• EXERCISE TASK
Write out every entry, unchanged. Skip any picture.

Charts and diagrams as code
start
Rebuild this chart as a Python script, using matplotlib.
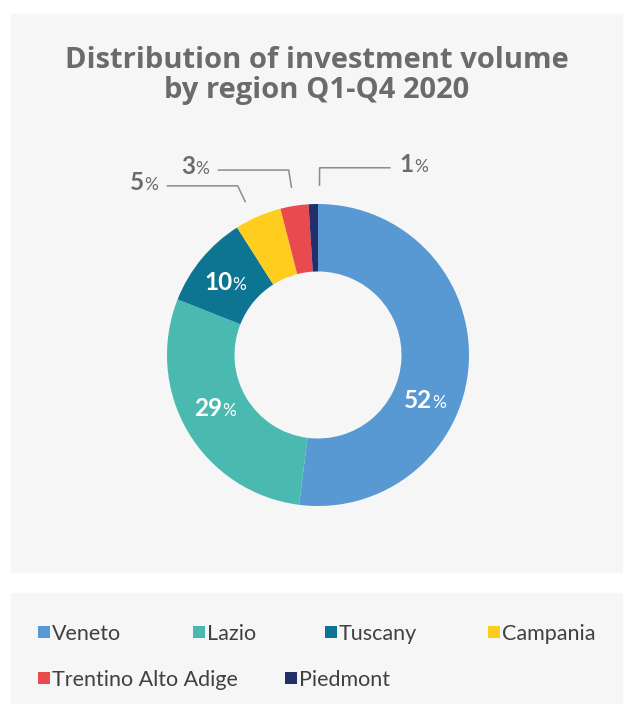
import numpy as np
import matplotlib.pyplot as plt
from matplotlib.patches import Rectangle

# Investment volume share by region, 2020
regions = ["Veneto", "Lazio", "Tuscany", "Campania", "Trentino Alto Adige", "Piedmont"]
shares = [52, 29, 10, 5, 3, 1]
colors = ["#5899D4", "#4ABAB1", "#0D7491", "#FECD1E", "#E84A4E", "#242F69"]
inside = [True, True, True, False, False, False]
title_lines = ["Distribution of investment volume", "by region Q1-Q4 2020"]

W, H = 623, 704
fig = plt.figure(figsize=(W / 100, H / 100), dpi=100)
fig.patch.set_facecolor("white")
# one axes over the whole figure, 1 data unit = 1 pixel, y pointing up
ax = fig.add_axes([0, 0, 1, 1])
ax.set_xlim(0, W)
ax.set_ylim(0, H)
ax.axis("off")

panel = "#f6f6f6"
ax.add_patch(Rectangle((11, H - 572), W - 11, 558, color=panel, zorder=0))
ax.add_patch(Rectangle((11, 0), W - 11, H - 593, color=panel, zorder=0))

# title
title_font = dict(family="Open Sans", fontweight="bold", fontsize=21, color="#6b6b6b")
for line, base in zip(title_lines, [68, 98]):
    ax.text(317, H - base, line, ha="center", va="baseline", **title_font)

# donut
cx, cy, R = 318, H - 355, 151
wedges, _ = ax.pie(shares, colors=colors, startangle=90, counterclock=False,
                   radius=R, center=(cx, cy), frame=True,
                   wedgeprops=dict(width=0.447 * R, linewidth=0))
ax.set_xlim(0, W)
ax.set_ylim(0, H)
ax.axis("off")

renderer = fig.canvas.get_renderer()
label_font = ["Lato", "DejaVu Sans"]


def pct_label(x, y, value, color, ha):
    # bold number followed by a smaller regular "%", on a shared baseline
    num = ax.text(0, y, str(value), fontsize=17.5, fontweight="bold", color=color,
                  family=label_font, va="baseline", ha="left")
    pc = ax.text(0, y, "%", fontsize=12.5, color=color, family=label_font,
                 va="baseline", ha="left")
    wn = num.get_window_extent(renderer).width
    wp = pc.get_window_extent(renderer).width
    total = wn + wp
    if ha == "center":
        x0 = x - total / 2
    elif ha == "right":
        x0 = x - total
    else:
        x0 = x
    num.set_x(x0)
    pc.set_x(x0 + wn)


# angle nudges (degrees) so labels sit clear of the neighbouring wedges
nudge = [-20, -2.5, 2, 2, 0, -2.3]
bounds = np.concatenate([[0], np.cumsum(shares)]) / sum(shares)
for i, (val, ins) in enumerate(zip(shares, inside)):
    mid = (bounds[i] + bounds[i + 1]) / 2
    ang = np.deg2rad(90 - mid * 360 + nudge[i])
    if ins:
        r = 0.775 * R
        pct_label(cx + r * np.cos(ang), cy + r * np.sin(ang) - 6, val, "white", "center")
    else:
        x1, y1 = cx + 1.12 * R * np.cos(ang), cy + 1.12 * R * np.sin(ang)
        x2, y2 = cx + 1.24 * R * np.cos(ang), cy + 1.24 * R * np.sin(ang)
        side = 1 if np.cos(ang) > 0 else -1
        x3 = x2 + side * 71
        ax.plot([x1, x2, x3], [y1, y2, y2], color="#8c8c8c", lw=1.1,
                solid_capstyle="butt", zorder=3)
        pct_label(x3 + side * 9, y2 - 4, val, "#6b6b6b", "left" if side > 0 else "right")

# legend
leg_items = [(38, 632), (193, 632), (325, 632), (488, 632), (38, 678), (285, 678)]
for (lx, ly), name, col in zip(leg_items, regions, colors):
    ax.add_patch(Rectangle((lx, H - ly - 6), 12, 12, color=col, lw=0, zorder=2))
    ax.text(lx + 14, H - ly, name, fontsize=15.5, fontweight="normal", color="#404040",
            family=label_font, va="center_baseline", ha="left")

fig.savefig("out.png", dpi=100, facecolor=fig.get_facecolor())
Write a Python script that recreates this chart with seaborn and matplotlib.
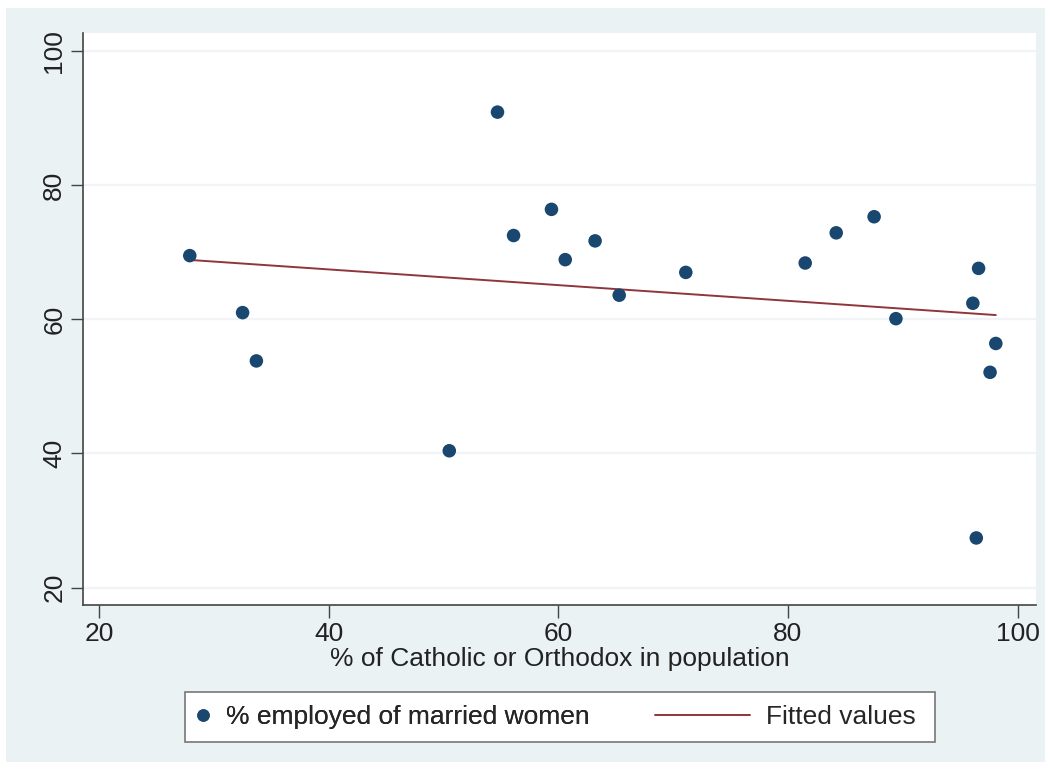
import numpy as np
import pandas as pd
import seaborn as sns
import matplotlib.pyplot as plt
from matplotlib.lines import Line2D
from matplotlib.patches import Rectangle

# share of Catholic or Orthodox (x) vs % of married women employed (y)
catholic_pct = [27.9, 32.5, 33.7, 50.5, 54.7, 56.1, 59.4, 60.6, 63.2, 65.3,
                71.1, 81.5, 84.2, 87.5, 89.4, 96.1, 96.6, 98.1, 97.6, 96.4]
employed_pct = [69.5, 61.0, 53.8, 40.4, 90.9, 72.5, 76.4, 68.9, 71.7, 63.6,
                67.0, 68.4, 72.9, 75.3, 60.1, 62.4, 67.6, 56.4, 52.1, 27.4]
x_ticks = [20, 40, 60, 80, 100]
y_ticks = [20, 40, 60, 80, 100]

NAVY = "#1a476f"
MAROON = "#90353b"
BG = "#eaf2f3"
FS = 19


def main():
    df = pd.DataFrame({"catholic": catholic_pct, "employed": employed_pct})

    sns.set_theme(style="white")
    plt.rcParams["font.family"] = ["Liberation Sans", "DejaVu Sans"]

    fig = plt.figure(figsize=(10.51, 7.69), dpi=100, facecolor="white")
    fig.patches.append(Rectangle((6 / 1051, 1 - 762 / 769), 1039 / 1051, 754 / 769,
                                 transform=fig.transFigure, facecolor=BG,
                                 edgecolor="none", zorder=-10))
    ax = fig.add_axes([83 / 1051, 1 - 605 / 769, 953 / 1051, 572 / 769])
    ax.set_facecolor("white")

    sns.regplot(data=df, x="catholic", y="employed", scatter=False, ci=None,
                color=MAROON, line_kws={"linewidth": 1.4}, ax=ax)
    sns.scatterplot(data=df, x="catholic", y="employed", color=NAVY, s=95,
                    edgecolor="none", ax=ax, zorder=3)

    ax.set_xlim(18.6, 101.6)
    ax.set_ylim(17.4, 102.7)
    ax.set_xticks(x_ticks)
    ax.set_yticks(y_ticks)
    ax.set_yticklabels([str(v) for v in y_ticks], rotation=90, va="center")
    ax.tick_params(axis="both", which="major", direction="out", length=9,
                   width=1, color="#444444", labelsize=FS, labelcolor="#222222",
                   left=True, bottom=True, pad=3)
    ax.yaxis.grid(True, color="#f0f4f6", linewidth=1.6)
    ax.set_axisbelow(True)
    for side in ["top", "right"]:
        ax.spines[side].set_visible(False)
    for side in ["left", "bottom"]:
        ax.spines[side].set_color("#444444")
        ax.spines[side].set_linewidth(1.2)

    ax.set_xlabel("% of Catholic or Orthodox in population", fontsize=FS,
                  color="#222222", labelpad=1)
    ax.set_ylabel("")

    # legend box below the plot, two entries
    fig.patches.append(Rectangle((185 / 1051, 1 - 742 / 769), 750 / 1051, 50 / 769,
                                 transform=fig.transFigure, facecolor="white",
                                 edgecolor="#777777", linewidth=1.2, zorder=1))
    h1 = Line2D([], [], marker="o", linestyle="none", color=NAVY, markersize=8)
    h2 = Line2D([], [], color=MAROON, linewidth=1.4)
    leg1 = fig.legend([h1], ["% employed of married women"], loc="center left",
                      bbox_to_anchor=(194 / 1051, 1 - 717 / 769), frameon=False,
                      fontsize=FS, handlelength=0.7, handletextpad=0.5,
                      borderaxespad=0, borderpad=0)
    fig.legend([h2], ["Fitted values"], loc="center right",
               bbox_to_anchor=(916 / 1051, 1 - 717 / 769), frameon=False,
               fontsize=FS, handlelength=3.6, handletextpad=0.6,
               borderaxespad=0, borderpad=0)
    fig.add_artist(leg1)

    fig.savefig("out.png", dpi=100, facecolor="white")


if __name__ == "__main__":
    main()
end
• SOLUTION TO THE EXERCISE
Rebuild this chart as a Python script, using matplotlib.
import numpy as np
import matplotlib.pyplot as plt
from matplotlib.patches import Rectangle

# Investment volume share by region, 2020
regions = ["Veneto", "Lazio", "Tuscany", "Campania", "Trentino Alto Adige", "Piedmont"]
shares = [52, 29, 10, 5, 3, 1]
colors = ["#5899D4", "#4ABAB1", "#0D7491", "#FECD1E", "#E84A4E", "#242F69"]
inside = [True, True, True, False, False, False]
title_lines = ["Distribution of investment volume", "by region Q1-Q4 2020"]

W, H = 623, 704
fig = plt.figure(figsize=(W / 100, H / 100), dpi=100)
fig.patch.set_facecolor("white")
# one axes over the whole figure, 1 data unit = 1 pixel, y pointing up
ax = fig.add_axes([0, 0, 1, 1])
ax.set_xlim(0, W)
ax.set_ylim(0, H)
ax.axis("off")

panel = "#f6f6f6"
ax.add_patch(Rectangle((11, H - 572), W - 11, 558, color=panel, zorder=0))
ax.add_patch(Rectangle((11, 0), W - 11, H - 593, color=panel, zorder=0))

# title
title_font = dict(family="Open Sans", fontweight="bold", fontsize=21, color="#6b6b6b")
for line, base in zip(title_lines, [68, 98]):
    ax.text(317, H - base, line, ha="center", va="baseline", **title_font)

# donut
cx, cy, R = 318, H - 355, 151
wedges, _ = ax.pie(shares, colors=colors, startangle=90, counterclock=False,
                   radius=R, center=(cx, cy), frame=True,
                   wedgeprops=dict(width=0.447 * R, linewidth=0))
ax.set_xlim(0, W)
ax.set_ylim(0, H)
ax.axis("off")

renderer = fig.canvas.get_renderer()
label_font = ["Lato", "DejaVu Sans"]


def pct_label(x, y, value, color, ha):
    # bold number followed by a smaller regular "%", on a shared baseline
    num = ax.text(0, y, str(value), fontsize=17.5, fontweight="bold", color=color,
                  family=label_font, va="baseline", ha="left")
    pc = ax.text(0, y, "%", fontsize=12.5, color=color, family=label_font,
                 va="baseline", ha="left")
    wn = num.get_window_extent(renderer).width
    wp = pc.get_window_extent(renderer).width
    total = wn + wp
    if ha == "center":
        x0 = x - total / 2
    elif ha == "right":
        x0 = x - total
    else:
        x0 = x
    num.set_x(x0)
    pc.set_x(x0 + wn)


# angle nudges (degrees) so labels sit clear of the neighbouring wedges
nudge = [-20, -2.5, 2, 2, 0, -2.3]
bounds = np.concatenate([[0], np.cumsum(shares)]) / sum(shares)
for i, (val, ins) in enumerate(zip(shares, inside)):
    mid = (bounds[i] + bounds[i + 1]) / 2
    ang = np.deg2rad(90 - mid * 360 + nudge[i])
    if ins:
        r = 0.775 * R
        pct_label(cx + r * np.cos(ang), cy + r * np.sin(ang) - 6, val, "white", "center")
    else:
        x1, y1 = cx + 1.12 * R * np.cos(ang), cy + 1.12 * R * np.sin(ang)
        x2, y2 = cx + 1.24 * R * np.cos(ang), cy + 1.24 * R * np.sin(ang)
        side = 1 if np.cos(ang) > 0 else -1
        x3 = x2 + side * 71
        ax.plot([x1, x2, x3], [y1, y2, y2], color="#8c8c8c", lw=1.1,
                solid_capstyle="butt", zorder=3)
        pct_label(x3 + side * 9, y2 - 4, val, "#6b6b6b", "left" if side > 0 else "right")

# legend
leg_items = [(38, 632), (193, 632), (325, 632), (488, 632), (38, 678), (285, 678)]
for (lx, ly), name, col in zip(leg_items, regions, colors):
    ax.add_patch(Rectangle((lx, H - ly - 6), 12, 12, color=col, lw=0, zorder=2))
    ax.text(lx + 14, H - ly, name, fontsize=15.5, fontweight="normal", color="#404040",
            family=label_font, va="center_baseline", ha="left")

fig.savefig("out.png", dpi=100, facecolor=fig.get_facecolor())
Write a Python script that recreates this chart with seaborn and matplotlib.
import numpy as np
import pandas as pd
import seaborn as sns
import matplotlib.pyplot as plt
from matplotlib.lines import Line2D
from matplotlib.patches import Rectangle

# share of Catholic or Orthodox (x) vs % of married women employed (y)
catholic_pct = [27.9, 32.5, 33.7, 50.5, 54.7, 56.1, 59.4, 60.6, 63.2, 65.3,
                71.1, 81.5, 84.2, 87.5, 89.4, 96.1, 96.6, 98.1, 97.6, 96.4]
employed_pct = [69.5, 61.0, 53.8, 40.4, 90.9, 72.5, 76.4, 68.9, 71.7, 63.6,
                67.0, 68.4, 72.9, 75.3, 60.1, 62.4, 67.6, 56.4, 52.1, 27.4]
x_ticks = [20, 40, 60, 80, 100]
y_ticks = [20, 40, 60, 80, 100]

NAVY = "#1a476f"
MAROON = "#90353b"
BG = "#eaf2f3"
FS = 19


def main():
    df = pd.DataFrame({"catholic": catholic_pct, "employed": employed_pct})

    sns.set_theme(style="white")
    plt.rcParams["font.family"] = ["Liberation Sans", "DejaVu Sans"]

    fig = plt.figure(figsize=(10.51, 7.69), dpi=100, facecolor="white")
    fig.patches.append(Rectangle((6 / 1051, 1 - 762 / 769), 1039 / 1051, 754 / 769,
                                 transform=fig.transFigure, facecolor=BG,
                                 edgecolor="none", zorder=-10))
    ax = fig.add_axes([83 / 1051, 1 - 605 / 769, 953 / 1051, 572 / 769])
    ax.set_facecolor("white")

    sns.regplot(data=df, x="catholic", y="employed", scatter=False, ci=None,
                color=MAROON, line_kws={"linewidth": 1.4}, ax=ax)
    sns.scatterplot(data=df, x="catholic", y="employed", color=NAVY, s=95,
                    edgecolor="none", ax=ax, zorder=3)

    ax.set_xlim(18.6, 101.6)
    ax.set_ylim(17.4, 102.7)
    ax.set_xticks(x_ticks)
    ax.set_yticks(y_ticks)
    ax.set_yticklabels([str(v) for v in y_ticks], rotation=90, va="center")
    ax.tick_params(axis="both", which="major", direction="out", length=9,
                   width=1, color="#444444", labelsize=FS, labelcolor="#222222",
                   left=True, bottom=True, pad=3)
    ax.yaxis.grid(True, color="#f0f4f6", linewidth=1.6)
    ax.set_axisbelow(True)
    for side in ["top", "right"]:
        ax.spines[side].set_visible(False)
    for side in ["left", "bottom"]:
        ax.spines[side].set_color("#444444")
        ax.spines[side].set_linewidth(1.2)

    ax.set_xlabel("% of Catholic or Orthodox in population", fontsize=FS,
                  color="#222222", labelpad=1)
    ax.set_ylabel("")

    # legend box below the plot, two entries
    fig.patches.append(Rectangle((185 / 1051, 1 - 742 / 769), 750 / 1051, 50 / 769,
                                 transform=fig.transFigure, facecolor="white",
                                 edgecolor="#777777", linewidth=1.2, zorder=1))
    h1 = Line2D([], [], marker="o", linestyle="none", color=NAVY, markersize=8)
    h2 = Line2D([], [], color=MAROON, linewidth=1.4)
    leg1 = fig.legend([h1], ["% employed of married women"], loc="center left",
                      bbox_to_anchor=(194 / 1051, 1 - 717 / 769), frameon=False,
                      fontsize=FS, handlelength=0.7, handletextpad=0.5,
                      borderaxespad=0, borderpad=0)
    fig.legend([h2], ["Fitted values"], loc="center right",
               bbox_to_anchor=(916 / 1051, 1 - 717 / 769), frameon=False,
               fontsize=FS, handlelength=3.6, handletextpad=0.6,
               borderaxespad=0, borderpad=0)
    fig.add_artist(leg1)

    fig.savefig("out.png", dpi=100, facecolor="white")


if __name__ == "__main__":
    main()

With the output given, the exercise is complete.